View Full Version
Selasa, 10 May 2022

Prabowo Potensial Menjadi Pecundang Abadi?

Oleh: M Rizal Fadillah (Pemerhati Politik dan Kebangsaan)

Kekalahan Prabowo dalam tiga Pilpres berturut-turut patut menjadi pengalaman dan perhatian. Tahun 2009 Megawati-Prabowo kalah oleh pasangan SBY-Budiono. Prabowo Hatta Rajasa dikalahkan Jokowi-JK tahun 2014 dan terakhir tahun 2019 Prabowo-Uno kalah oleh Jokowi-Ma'ruf Amin.

Kini untuk Pilpres 2024 Prabowo mulai bersiap untuk maju kembali. Pasangan potensialnya adalah Puan Maharani dari PDIP.

Prabowo disorot hari-hari ini atas manuver "politik lebaran" yang atraktif. Satu-satunya Menteri yang segera menemui Presiden Jokowi di Istana Yogyakarta lalu makan opor dan tempe bacem bersama. Segera balik ke Jakarta untuk bertemu Mega dan Puan.

Terbang ke Jatim menemui Gubernur Khafifah dan ulama. Ketika ditanya oleh Jokowi akankah maju dalam Pilpres? Prabowo menjawab jika diizinkan Jokowi he hee.

Survey selalu menempatkan Prabowo di papan atas bahkan sering teratas. Mungkin efek dari kondisi peta pertarungan 2019 yang tersisa. Akan tetapi sebenarnya peta dukungan itu telah jauh berubah.

Sejak Prabowo masuk dalam Kabinet Jokowi, maka suara kecewa kerap terdengar. Banyak yang mengecam dan menilai Prabowo sebagai profil figur pecundang. Jikapun ia beralasan strategi, maka hal itu lebih pada jabatan dan keuntungan pribadi atau kelompok Prabowo sendiri.

Sejak puja puji berlebihan kepada Jokowi, Prabowo menampilkan integritas pribadi yang diragukan. Sebagaimana dirinya yang dinilai kurang demokratis, maka sikap kepada atasan lebih bernuansa ABS. Tidak terdengar gagasan kreatif apalagi progresif yang diterima dan dijadikan sebagai kebijakan Presiden.
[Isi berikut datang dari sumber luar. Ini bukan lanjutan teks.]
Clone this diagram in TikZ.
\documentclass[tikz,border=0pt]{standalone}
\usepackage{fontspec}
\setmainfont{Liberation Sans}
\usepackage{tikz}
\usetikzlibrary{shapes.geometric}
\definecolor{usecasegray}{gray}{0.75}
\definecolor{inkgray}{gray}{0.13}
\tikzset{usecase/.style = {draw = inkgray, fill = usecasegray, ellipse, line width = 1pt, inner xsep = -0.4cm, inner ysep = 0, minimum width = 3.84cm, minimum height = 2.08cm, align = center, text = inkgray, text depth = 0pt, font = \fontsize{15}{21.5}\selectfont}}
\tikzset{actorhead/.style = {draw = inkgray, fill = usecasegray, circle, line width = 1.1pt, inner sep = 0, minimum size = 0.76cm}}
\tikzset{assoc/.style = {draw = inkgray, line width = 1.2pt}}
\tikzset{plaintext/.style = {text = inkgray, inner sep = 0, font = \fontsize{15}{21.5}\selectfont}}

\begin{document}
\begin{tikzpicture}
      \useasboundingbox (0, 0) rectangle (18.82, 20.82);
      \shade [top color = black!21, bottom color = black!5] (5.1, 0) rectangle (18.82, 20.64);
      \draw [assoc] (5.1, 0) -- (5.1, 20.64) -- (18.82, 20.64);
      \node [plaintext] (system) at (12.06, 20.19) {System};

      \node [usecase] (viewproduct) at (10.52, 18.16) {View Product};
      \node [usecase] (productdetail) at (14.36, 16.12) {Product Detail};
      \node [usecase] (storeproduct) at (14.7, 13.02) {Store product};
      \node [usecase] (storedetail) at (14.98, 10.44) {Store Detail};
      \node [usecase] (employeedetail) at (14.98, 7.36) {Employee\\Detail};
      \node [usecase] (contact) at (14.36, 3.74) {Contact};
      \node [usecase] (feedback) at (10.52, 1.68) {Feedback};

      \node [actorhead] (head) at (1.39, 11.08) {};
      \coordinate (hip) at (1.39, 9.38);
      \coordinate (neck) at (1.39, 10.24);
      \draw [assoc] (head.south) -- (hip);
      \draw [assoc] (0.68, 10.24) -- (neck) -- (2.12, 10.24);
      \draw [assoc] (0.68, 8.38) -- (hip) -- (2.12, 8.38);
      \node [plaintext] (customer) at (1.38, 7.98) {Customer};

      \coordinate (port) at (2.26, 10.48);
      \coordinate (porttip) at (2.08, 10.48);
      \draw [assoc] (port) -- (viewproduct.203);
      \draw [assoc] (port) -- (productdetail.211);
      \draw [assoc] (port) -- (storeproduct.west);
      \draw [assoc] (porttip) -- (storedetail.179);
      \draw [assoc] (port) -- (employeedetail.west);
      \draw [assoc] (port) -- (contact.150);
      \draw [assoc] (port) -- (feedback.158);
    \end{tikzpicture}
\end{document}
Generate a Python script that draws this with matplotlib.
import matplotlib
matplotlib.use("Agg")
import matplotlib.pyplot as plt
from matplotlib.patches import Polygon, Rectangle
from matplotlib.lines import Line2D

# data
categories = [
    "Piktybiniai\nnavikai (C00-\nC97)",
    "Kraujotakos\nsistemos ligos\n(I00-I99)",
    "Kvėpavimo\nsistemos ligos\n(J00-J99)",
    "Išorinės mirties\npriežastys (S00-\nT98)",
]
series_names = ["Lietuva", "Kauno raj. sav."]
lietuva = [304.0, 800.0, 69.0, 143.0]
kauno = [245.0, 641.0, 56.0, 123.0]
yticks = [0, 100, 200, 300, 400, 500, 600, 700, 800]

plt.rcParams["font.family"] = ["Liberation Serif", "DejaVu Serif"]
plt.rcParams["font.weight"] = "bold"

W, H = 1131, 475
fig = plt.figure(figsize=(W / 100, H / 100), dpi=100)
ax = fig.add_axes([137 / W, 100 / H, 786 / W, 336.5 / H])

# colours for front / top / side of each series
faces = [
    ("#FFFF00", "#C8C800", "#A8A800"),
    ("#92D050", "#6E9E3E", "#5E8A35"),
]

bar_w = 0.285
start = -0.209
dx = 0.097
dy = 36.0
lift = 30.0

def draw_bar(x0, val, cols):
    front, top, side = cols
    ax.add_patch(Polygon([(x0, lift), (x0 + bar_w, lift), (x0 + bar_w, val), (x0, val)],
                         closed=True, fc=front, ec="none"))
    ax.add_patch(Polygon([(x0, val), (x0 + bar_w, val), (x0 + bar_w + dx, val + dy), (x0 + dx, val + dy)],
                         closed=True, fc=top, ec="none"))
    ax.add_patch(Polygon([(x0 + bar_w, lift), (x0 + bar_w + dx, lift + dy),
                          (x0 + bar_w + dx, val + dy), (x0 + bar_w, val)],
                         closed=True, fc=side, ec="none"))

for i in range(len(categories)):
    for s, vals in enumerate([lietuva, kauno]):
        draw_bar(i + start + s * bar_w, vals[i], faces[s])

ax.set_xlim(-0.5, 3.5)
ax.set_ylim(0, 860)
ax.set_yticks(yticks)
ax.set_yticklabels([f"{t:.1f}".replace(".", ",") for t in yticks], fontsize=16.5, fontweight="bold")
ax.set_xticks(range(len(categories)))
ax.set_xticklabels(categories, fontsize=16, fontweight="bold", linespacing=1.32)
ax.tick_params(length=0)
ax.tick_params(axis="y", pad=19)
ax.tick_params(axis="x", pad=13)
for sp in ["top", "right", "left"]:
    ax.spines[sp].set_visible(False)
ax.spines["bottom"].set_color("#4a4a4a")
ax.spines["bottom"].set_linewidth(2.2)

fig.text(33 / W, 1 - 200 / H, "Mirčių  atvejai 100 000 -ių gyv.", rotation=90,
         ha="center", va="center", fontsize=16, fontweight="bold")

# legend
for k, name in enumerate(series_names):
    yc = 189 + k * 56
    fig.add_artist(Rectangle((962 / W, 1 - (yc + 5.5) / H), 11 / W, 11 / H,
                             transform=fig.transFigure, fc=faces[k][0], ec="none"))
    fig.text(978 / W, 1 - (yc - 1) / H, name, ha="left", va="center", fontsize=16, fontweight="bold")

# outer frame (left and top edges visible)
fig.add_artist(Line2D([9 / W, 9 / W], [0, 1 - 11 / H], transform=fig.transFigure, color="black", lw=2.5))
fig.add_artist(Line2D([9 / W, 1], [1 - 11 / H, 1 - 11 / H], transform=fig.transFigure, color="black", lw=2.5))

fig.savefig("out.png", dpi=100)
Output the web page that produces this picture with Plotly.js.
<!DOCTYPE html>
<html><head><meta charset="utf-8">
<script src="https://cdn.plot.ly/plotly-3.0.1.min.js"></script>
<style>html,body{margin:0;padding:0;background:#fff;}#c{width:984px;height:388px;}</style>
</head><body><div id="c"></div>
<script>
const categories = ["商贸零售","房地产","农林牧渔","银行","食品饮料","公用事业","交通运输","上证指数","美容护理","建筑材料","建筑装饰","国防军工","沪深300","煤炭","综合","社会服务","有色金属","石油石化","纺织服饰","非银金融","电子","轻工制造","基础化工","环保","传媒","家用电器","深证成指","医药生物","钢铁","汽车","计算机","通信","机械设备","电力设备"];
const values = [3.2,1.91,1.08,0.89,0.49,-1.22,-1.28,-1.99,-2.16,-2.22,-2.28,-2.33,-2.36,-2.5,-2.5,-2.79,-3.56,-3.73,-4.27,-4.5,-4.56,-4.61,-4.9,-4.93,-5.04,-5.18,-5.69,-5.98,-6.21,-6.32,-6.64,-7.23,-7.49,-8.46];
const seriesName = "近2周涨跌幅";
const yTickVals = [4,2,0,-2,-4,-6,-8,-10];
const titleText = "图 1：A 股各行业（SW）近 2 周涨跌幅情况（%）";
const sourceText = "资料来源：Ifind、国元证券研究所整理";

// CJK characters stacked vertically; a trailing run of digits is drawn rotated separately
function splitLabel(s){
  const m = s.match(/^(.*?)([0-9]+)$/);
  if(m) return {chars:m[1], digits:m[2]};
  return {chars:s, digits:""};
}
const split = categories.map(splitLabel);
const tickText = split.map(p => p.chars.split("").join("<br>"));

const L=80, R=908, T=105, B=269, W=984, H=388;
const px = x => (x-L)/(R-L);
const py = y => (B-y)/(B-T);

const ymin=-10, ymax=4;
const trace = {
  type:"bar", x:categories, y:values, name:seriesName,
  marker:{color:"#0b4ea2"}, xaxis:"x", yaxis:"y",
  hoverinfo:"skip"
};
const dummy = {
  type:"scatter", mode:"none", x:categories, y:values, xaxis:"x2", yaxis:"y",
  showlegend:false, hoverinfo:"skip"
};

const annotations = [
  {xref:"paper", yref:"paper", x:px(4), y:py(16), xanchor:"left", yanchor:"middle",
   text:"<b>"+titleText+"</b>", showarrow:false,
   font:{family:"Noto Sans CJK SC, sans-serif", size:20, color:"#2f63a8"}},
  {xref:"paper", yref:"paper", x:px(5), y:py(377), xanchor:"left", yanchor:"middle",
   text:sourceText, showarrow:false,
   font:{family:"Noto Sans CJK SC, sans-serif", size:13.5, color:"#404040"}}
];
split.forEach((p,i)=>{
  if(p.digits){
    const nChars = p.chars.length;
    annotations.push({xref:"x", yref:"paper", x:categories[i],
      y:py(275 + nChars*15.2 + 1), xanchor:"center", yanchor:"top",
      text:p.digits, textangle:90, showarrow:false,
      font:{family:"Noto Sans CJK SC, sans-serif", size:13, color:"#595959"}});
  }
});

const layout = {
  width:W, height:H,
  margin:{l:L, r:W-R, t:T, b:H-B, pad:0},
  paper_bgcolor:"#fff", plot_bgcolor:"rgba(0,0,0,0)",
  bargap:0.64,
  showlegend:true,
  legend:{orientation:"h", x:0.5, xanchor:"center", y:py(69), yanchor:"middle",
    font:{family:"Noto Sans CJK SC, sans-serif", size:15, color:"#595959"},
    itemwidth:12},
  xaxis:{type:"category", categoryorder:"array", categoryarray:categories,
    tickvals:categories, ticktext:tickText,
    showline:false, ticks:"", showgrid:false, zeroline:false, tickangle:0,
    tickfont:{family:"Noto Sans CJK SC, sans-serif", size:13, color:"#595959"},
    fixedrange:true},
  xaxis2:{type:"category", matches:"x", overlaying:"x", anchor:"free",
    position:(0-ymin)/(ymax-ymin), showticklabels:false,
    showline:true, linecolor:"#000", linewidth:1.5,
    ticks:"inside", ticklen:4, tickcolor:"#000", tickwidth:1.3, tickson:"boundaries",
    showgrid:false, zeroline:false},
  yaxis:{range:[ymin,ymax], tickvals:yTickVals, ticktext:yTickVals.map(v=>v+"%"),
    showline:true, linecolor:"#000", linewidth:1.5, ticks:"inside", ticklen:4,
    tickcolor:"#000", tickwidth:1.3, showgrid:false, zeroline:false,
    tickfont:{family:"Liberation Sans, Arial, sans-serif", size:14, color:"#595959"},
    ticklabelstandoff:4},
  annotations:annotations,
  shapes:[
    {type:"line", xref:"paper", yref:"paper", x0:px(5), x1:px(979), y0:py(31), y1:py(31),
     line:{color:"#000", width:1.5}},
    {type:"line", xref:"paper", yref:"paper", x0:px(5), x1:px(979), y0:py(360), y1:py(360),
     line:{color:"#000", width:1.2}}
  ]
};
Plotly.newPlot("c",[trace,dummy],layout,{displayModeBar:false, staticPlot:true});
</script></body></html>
Sikap kritis dan pembelaan pada rakyat yang menderita tidak nampak. Soal korupsi minim komentar, begitu juga saat rakyat ribut soal pemaksaan vaksin dan PCR. Minyak goreng langka, BBM naik, UU Cipta Kerja panas, proyek KA mangkrak, pindah IKN, penistaan agama dan lain-lainnya sepi dari suara Prabowo.

Soal pembantaian 6 laskar FPI maupun pembunuhan dokter pejuang kemanusiaan Prabowo tetap bungkam dan tenang-tenang saja. Saat HRS dan aktivis eks pendukungnya ditangkap dan dipenjara ia tidak nampak gelisah. Sikapnya nyaris bersatu dengan kezaliman rezim. Menyakitkan.

Kini ia mulai aktif bermanuver demi jabatan Presiden ke depan. Bukan demi rakyat yang semakin terdesak dan muak dengan perilaku pemimpin negara yang serakah, memikirkan sendiri, serta korup. Bermain di dua kaki antara Jokowi dan Megawati. Kakinya tidak berpijak pada amanat penderitaan rakyat.

Jika berprinsip dapatkan dulu kursi Presiden baru berbuat untuk rakyat, maka itu adalah awal dari kebohongan dan modal bagi penghianatan. Oligarki dipastikan mengangkangi dan tetap memegang kendali.

Janji untuk rakyat tidak ada artinya jika tidak berjuang bersama rakyat. Tidak merasakan denyut nadi aspirasi dan keinginan rakyat untuk hidup lebih bebas, sejahtera, berkeadilan dan berkeadaban.

Prabowo bukan figur terbaik yang dinilai mampu untuk memimpin negeri. Ia kini merepresentasi misi Istana yang nyatanya sudah berfriksi. Prabowo potensial menjadi wajah baru dari oligarki.

Masih banyak figur lain yang lebih berkualitas dan berintegritas seperti Anies Baswedan, LaNyalla Mattalitti, Gatot Nurmantyo, Rizal Ramli dan lainnya. Rakyat tidak boleh digiring untuk selalu ditipu oleh rekayasa politik pragmatik.

Dalam pertarungan yang sehat, sulit Prabowo untuk berhasil. Gebrakan politiknya tidak populis.
Dengan postur politik Prabowo saat ini maka untuk menang bukan hal yang mudah. Dukungan telah berubah. Prabowo kemarin berbeda dengan Prabowo saat ini.

Prabowo potensial untuk menjadi pecundang yang abadi.